Karkwa s’est bonifié avec le temps comme le bon vin, même en ne jouant pas pendant la moitié de ses 25 ans d’existence, s’est amusé son chanteur. Ce n’est même pas de la prétention, c’est un fait. Dans la seconde, paru l’automne dernier, est le meilleur album du groupe. Qui n’a jamais joué de manière aussi soudée, maîtrisant pleinement à la fois ses pulsions rock qui déchirent et ce qu’on a envie d’appeler ses ambitions arty, faute d’un meilleur terme.

Ces gars-là ne doivent plus rien à personne artistiquement. Ils sont devenus un grand groupe. Qui n’a rien à envier aux grosses pointures du rock grinçant et songé britannique ou américain.

Le constat s’imposait de lui-même quand on l’écoutait déployer et faire rugir une chanson comme Dormir le jour, asséner une vieille chanson comme Le coup d’état ou ses morceaux plus récents, dont plusieurs doivent beaucoup aux folies sonores du pianiste François Lafontaine.

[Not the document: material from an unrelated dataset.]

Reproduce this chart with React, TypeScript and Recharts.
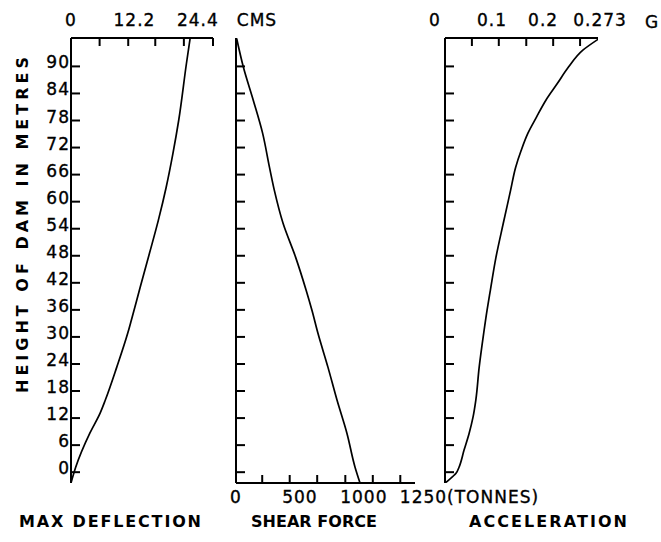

Que pouvait-on vouloir de plus au terme de ce concert que Louis-Jean Cormier a dit finir sur un pincement au cœur, craignant de ne plus jamais se retrouver sur la place des Festivals avec ces amis-là ? Que Karkwa, qui a invité sa ribambelle d’enfants à monter sur scène à la toute fin pour faire Le vrai bonheur, se réserve un autre sort, justement. Que cet été qui mènera le groupe dans presque tous les festivals de la province lui donnera envie de faire chauffer ses amplis plus longtemps que prévu.